Syracuse University Chancellor Kent Syverud is officially coming down on the side of the Community Grid Option for replacing Interstate 81. His announcement Friday indicates the decision was made only after a great deal of research on the implications of each potential choice. But now, with the draft environmental impact statement expected from the state, Syverud thought it time to lend his and the University's clout behind one of the options.
"This is because the I-81 replacement decision represents a once-in-a-lifetime opportunity to fundamentally transform the physical infrastructure that connects people and institutions, within and across our community," said Syverud in a release.
He says he has had numerous conversations with officials at the city, county and state level, as well as business leaders and those at other community organizations. Syverud cites "social, economic and cultural" factors that weighed into the decision. He indicates the Community Grid best meets the criteria the University considered most important.
These critical attributes include multiple access points to the highway and to University Hill; a robust connection between University Hill and downtown; enhanced public transportation and public space options; environmental and financial sustainability; and minimal disruption to housing, businesses and jobs, both during and after construction.
It's not clear what influence the leader of a major institution here in Syracuse might have, just as the impact of elected officials on the final Department of Transportation decision is not known. Syverud joins local leaders such as Mayor Ben Walsh, Centerstate CEO, and other community groups , including one called Community for the Grid, in supporting some form of a community grid. Meanwhile, leaders of some surrounding towns and villages, Assembly Member Bill Magnarelli and other groups, including Save 81, favor other methods, which could include a rebuild of the existing elevated portion or incorporating a tunnel.
SU CHANCELLOR KENT SYVERUD'S STATEMENT
Dear Students, Faculty and Staff:
For many years now, the future of Interstate 81 has been one of the most discussed and debated topics within the City of Syracuse, and throughout Central New York.
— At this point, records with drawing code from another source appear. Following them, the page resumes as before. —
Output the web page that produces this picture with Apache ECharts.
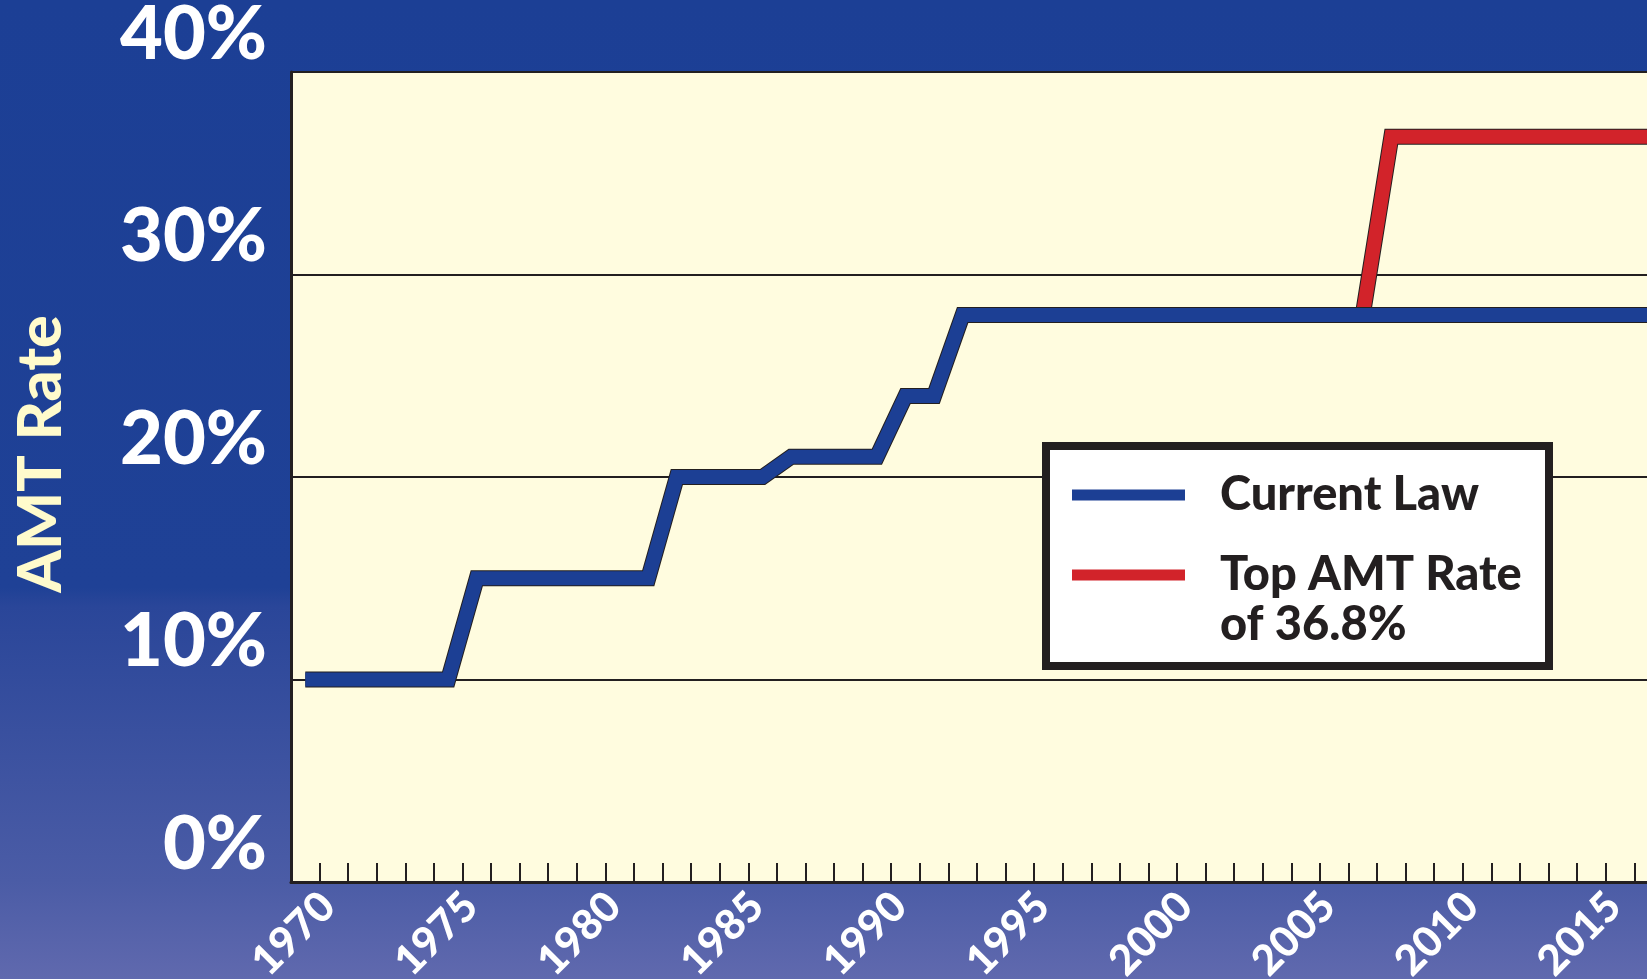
<!DOCTYPE html>
<html>
<head>
<meta charset="utf-8">
<title>AMT Rate</title>
<script src="https://cdn.jsdelivr.net/npm/echarts@6/dist/echarts.min.js"></script>
<style>
  html, body { margin: 0; padding: 0; }
  #chart { width: 1647px; height: 979px; }
</style>
</head>
<body>
<div id="chart"></div>
<script>
// current law: AMT rate by year (steps drawn between mid-years)
const currentLawYears = [1969.5, 1974.5, 1975.5, 1981.5, 1982.5, 1985.5, 1986.5, 1989.5, 1990.5, 1991.5, 1992.5, 2017];
const currentLawRates = [10, 10, 15, 15, 20, 20, 21, 21, 24, 24, 28, 28];
// top AMT rate of 36.8%
const topRateYears = [2006.5, 2007.5, 2017];
const topRateRates = [28, 36.8, 36.8];
// axis ticks
const yTicks = [0, 10, 20, 30, 40];
const labelEvery = 5;

const BLUE = '#1c3f94';
const RED = '#d2232a';
const INK = '#231f20';
const FONT = 'Lato';

function pairs(xs, ys) {
  return xs.map((x, i) => [x, ys[i]]);
}

// thick line, drawn twice: dark edge underneath, colour on top
function lineSeries(name, data, color, width, z) {
  return {
    name: name,
    type: 'line',
    data: data,
    z: z,
    showSymbol: false,
    silent: true,
    animation: false,
    itemStyle: { color: color },
    lineStyle: { color: color, width: width, join: 'miter', cap: 'butt' }
  };
}

const myChart = echarts.init(document.getElementById('chart'));

const option = {
  backgroundColor: new echarts.graphic.LinearGradient(0, 0, 0, 1, [
    { offset: 0, color: '#1c3f95' },
    { offset: 0.6, color: '#1f4196' },
    { offset: 0.62, color: '#2a4699' },
    { offset: 0.9, color: '#4b5ca6' },
    { offset: 1, color: '#6069ae' }
  ]),
  grid: {
    left: 291, top: 72, right: -5, bottom: 97,
    outerBoundsMode: 'none',
    show: true, backgroundColor: '#fffcdf', borderWidth: 0
  },
  legend: {
    data: [
      { name: 'Current Law', itemStyle: { color: BLUE } },
      { name: 'Top AMT Rate of 36.8%', itemStyle: { color: RED } }
    ],
    formatter: function (name) {
      return name === 'Current Law' ? name : '\nTop AMT Rate\nof 36.8%';
    },
    orient: 'vertical',
    left: 1046, top: 446,
    padding: [24, 27, 16, 26],
    itemGap: -20,
    itemWidth: 113, itemHeight: 11,
    icon: 'rect',
    selectedMode: false,
    backgroundColor: '#ffffff',
    borderColor: INK, borderWidth: 8,
    textStyle: {
      color: INK, fontFamily: FONT, fontWeight: 900,
      fontSize: 47, lineHeight: 50, width: 302, padding: [0, 0, 0, 30]
    }
  },
  xAxis: {
    type: 'value',
    min: 1969, max: 2016.62, interval: 1,
    axisLine: { lineStyle: { color: INK, width: 3 } },
    axisTick: { inside: true, length: 19, lineStyle: { color: INK, width: 2 } },
    splitLine: { show: false },
    axisLabel: {
      rotate: 45, margin: 26, padding: [0, -12, 0, 0],
      color: '#ffffff', fontFamily: FONT, fontWeight: 900, fontSize: 42,
      formatter: function (v) { return v % labelEvery === 0 ? String(v) : ''; }
    }
  },
  yAxis: {
    type: 'value',
    min: yTicks[0], max: yTicks[yTicks.length - 1], interval: yTicks[1] - yTicks[0],
    name: 'AMT Rate',
    nameLocation: 'middle', nameRotate: 90, nameGap: 250,
    nameTextStyle: {
      color: '#fffbcc', fontFamily: FONT, fontWeight: 900, fontSize: 61,
      verticalAlign: 'middle', padding: [0, 0, 0, 46]
    },
    axisLine: { show: true, lineStyle: { color: INK, width: 3 } },
    axisTick: { show: false },
    splitLine: { lineStyle: { color: INK, width: 2 } },
    axisLabel: {
      margin: 24,
      color: '#ffffff', fontFamily: FONT, fontWeight: 900,
      fontSize: 74, lineHeight: 74, verticalAlign: 'bottom',
      textShadowColor: INK, textShadowOffsetX: 5, textShadowOffsetY: 5, textShadowBlur: 0,
      formatter: '{value}%'
    }
  },
  series: [
    lineSeries('Top AMT Rate edge', pairs(topRateYears, topRateRates), INK, 16, 2),
    lineSeries('Top AMT Rate of 36.8%', pairs(topRateYears, topRateRates), RED, 14, 3),
    lineSeries('Current Law edge', pairs(currentLawYears, currentLawRates), INK, 16, 4),
    lineSeries('Current Law', pairs(currentLawYears, currentLawRates), BLUE, 14, 5)
  ]
};

myChart.setOption(option);
</script>
</body>
</html>
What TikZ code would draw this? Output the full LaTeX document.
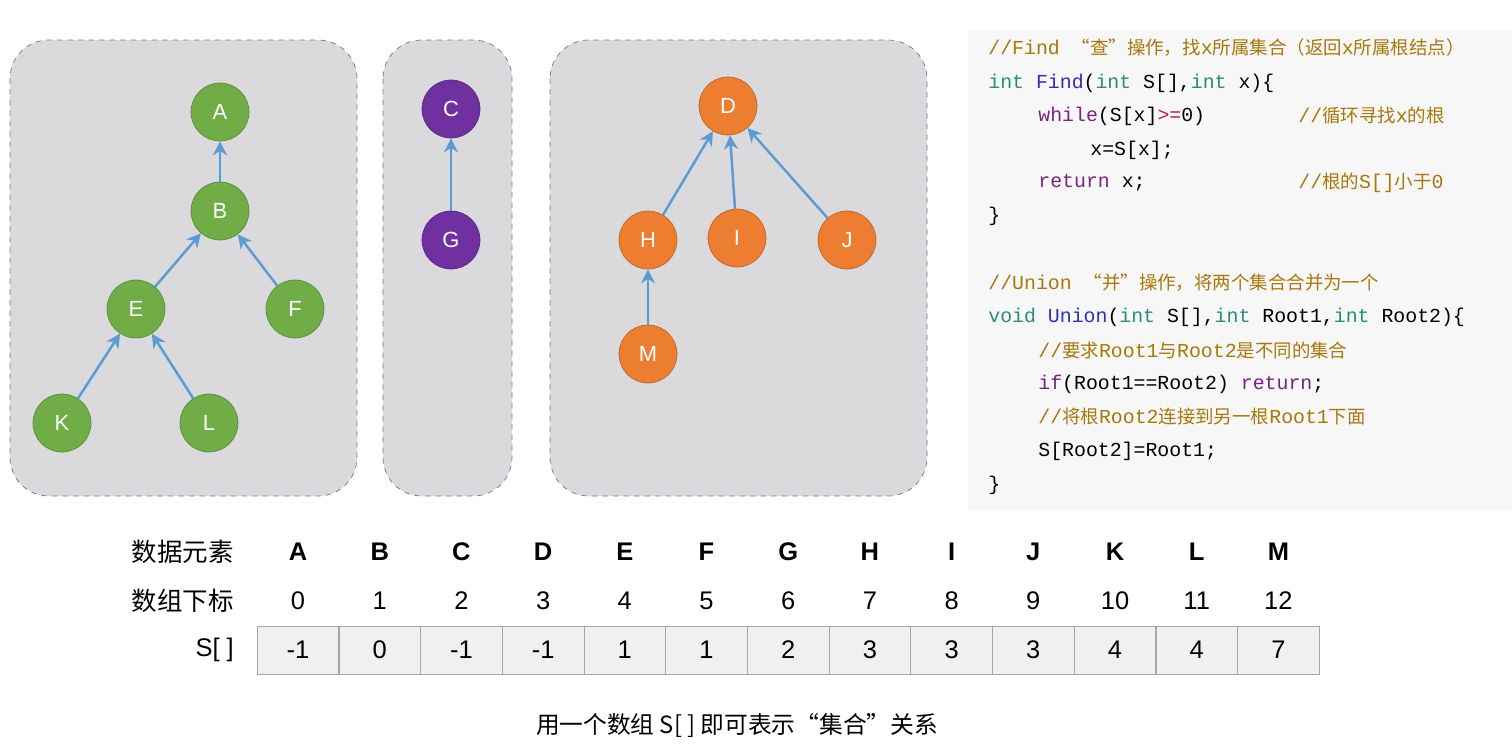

This is because the I-81 replacement decision represents a once-in-a-lifetime opportunity to fundamentally transform the physical infrastructure that connects people and institutions, within and across our community.
To date, Syracuse University has not taken a formal position related to a specific I-81 replacement option. We were reluctant to endorse a specific replacement option because efforts to study and assess the implications of the various options—by New York State and numerous other stakeholder groups—were still in progress. Much of that work is now complete.
Over the past year, I have engaged with city, county, state, business and community leaders related to the myriad of factors that could potentially inform Syracuse University’s position on the future of I-81. Further, I have solicited and received thoughtful input on this complex issue from faculty, staff and students representing the Syracuse University community.
After careful consideration of the options, I believe we have met our obligation to rigorously investigate and evaluate the social, economic and cultural implications associated with each of the potential I-81 replacement options. Given what we have learned through this process, it is now appropriate for Syracuse University to publicly endorse the Community Grid as our preferred option to replace the existing I-81 viaduct.
It is my view that the Community Grid option most strongly aligns with the attributes and outcomes that Syracuse University previously endorsed as central to any I-81 replacement option. These critical attributes include multiple access points to the highway and to University Hill; a robust connection between University Hill and downtown; enhanced public transportation and public space options; environmental and financial sustainability; and minimal disruption to housing, businesses and jobs, both during and after construction. The Community Grid is best positioned to drive meaningful transformation across our community, and in the heart of our City.
I thank all members of the Syracuse University and broader Central New York communities who shared their perspectives with me, as the University carefully assessed this complex issue.